THE first cases of the Indian variant of COVID-19 have been detected in a Malaga testing centre.

The two individual cases were detected at the Hospital Clínico Universitario after suspicious test results were sent to Granada for sequencing.

It emerged that the two tests in question were of the B.1.617 Indian variant, marking a dubious milestone of being the first cases in Malaga province.

The patients have been isolated and a tracking process is being carried out to discover how it was caught to better understand how the variant is spreading.

Although cases of the prevalent strain in Spain are relatively low, cases are slowly rising but according to regional health authorities, still do not present a cause for concern, yet.

A statement from the Malaga Health Authority has stressed that the discovery of the Indian variant, along with a rise in incidence rates across the province stresses the need to stop the relaxation of restrictions.

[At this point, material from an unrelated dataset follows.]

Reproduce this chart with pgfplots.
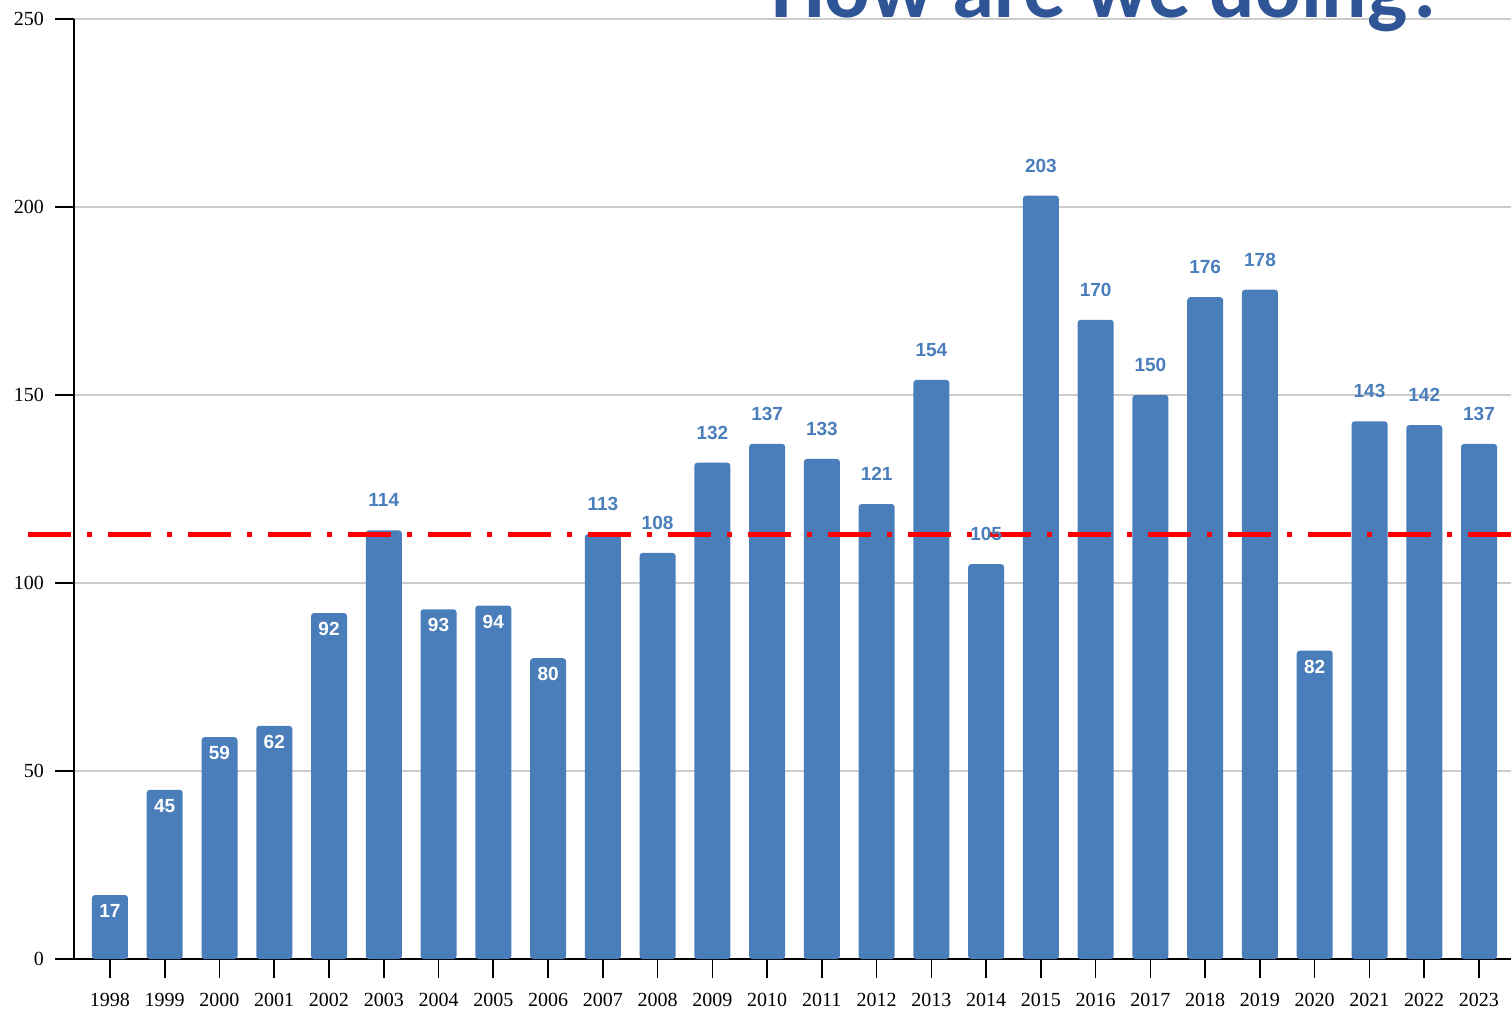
\documentclass[border=0pt]{standalone}
\usepackage{fontspec}
\setmainfont{Liberation Serif}
\newfontfamily\labfont{Liberation Sans}
\newfontfamily\titlefont{Carlito}
\usepackage{pgfplots}
\pgfplotsset{compat=1.18}
\definecolor{barblue}{RGB}{74,126,187}
\definecolor{titleblue}{RGB}{47,85,151}
\definecolor{gridgray}{RGB}{204,204,204}
\begin{document}
\begin{tikzpicture}
\useasboundingbox (-37pt,-24.5pt) rectangle (718.5pt,479.5pt);
\begin{axis}[
  at={(0pt,0pt)}, anchor=south west,
  width=718.5pt, height=470pt, scale only axis,
  xmin=1997.343, xmax=2023.584, ymin=0, ymax=250,
  ytick={0,50,...,250}, xtick={1998,...,2023},
  axis x line=bottom, axis y line=left,
  axis line style={-, black, line width=0.8pt},
  tick align=outside, major tick length=9.5pt,
  tick style={black, line width=0.8pt},
  ymajorgrids, grid style={gridgray, line width=0.6pt},
  ybar, bar width=18pt, bar shift=0pt,
  clip=false,
  tick label style={font=\fontsize{10}{12}\selectfont},
  /pgf/number format/assume math mode=true,
  x tick label style={/pgf/number format/1000 sep={}, yshift=-4pt},
  y tick label style={xshift=-2pt},
]
\addplot[fill=barblue, draw=none, rounded corners=1.5pt,
  nodes near coords,
  every node near coord/.append style={white, anchor=center, yshift=-8pt, font=\labfont\bfseries\fontsize{9.5}{11}\selectfont}]
  coordinates {(1998,17)(1999,45)(2000,59)(2001,62)(2002,92)(2004,93)(2005,94)(2006,80)(2020,82)};
\addplot[fill=barblue, draw=none, rounded corners=1.5pt,
  nodes near coords,
  every node near coord/.append style={text=barblue, anchor=center, yshift=15pt, font=\labfont\bfseries\fontsize{9.5}{11}\selectfont}]
  coordinates {(2003,114)(2007,113)(2008,108)(2009,132)(2010,137)(2011,133)(2012,121)(2013,154)(2014,105)(2015,203)(2016,170)(2017,150)(2018,176)(2019,178)(2021,143)(2022,142)(2023,137)};
\addplot[sharp plot, red, line width=2.5pt, dash pattern=on 21.5pt off 8pt on 2.5pt off 8pt, forget plot]
  coordinates {(1996.5,113)(2024,113)};
\end{axis}
\node[anchor=base west, inner sep=0pt, text=titleblue, font=\titlefont\bfseries\fontsize{42.4}{50}\selectfont] at (348.5pt,470.5pt) {How are we doing?};
\end{tikzpicture}
\end{document}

“We will finish sooner if we comply with the warning recommendations, such as the use of masks, hygiene, maintaining social distance; extreme precautions are what will shorten the deadlines to return to normal,” read a statement.

So far, several outbreaks of the B.1.617 variant have been detected in Spain, with 39 cases recorded as of two days ago according to the Ministry of Health, with a further outbreak in northern Spain under study.

These figures are in stark contract to the UK, which now reports that almost 60% of active cases are now considered the Indian variant.

According to the WHO, it is also present now in 26 countries across the EU and is unique in its ability to spread more quickly than other previous variants.

The news comes as Malaga’s incidence rate has risen from 132.2 cases per 100,000 yesterday to 147.9 cases this morning, putting the region dangerously close to the 150 threshold for restrictions to be imposed.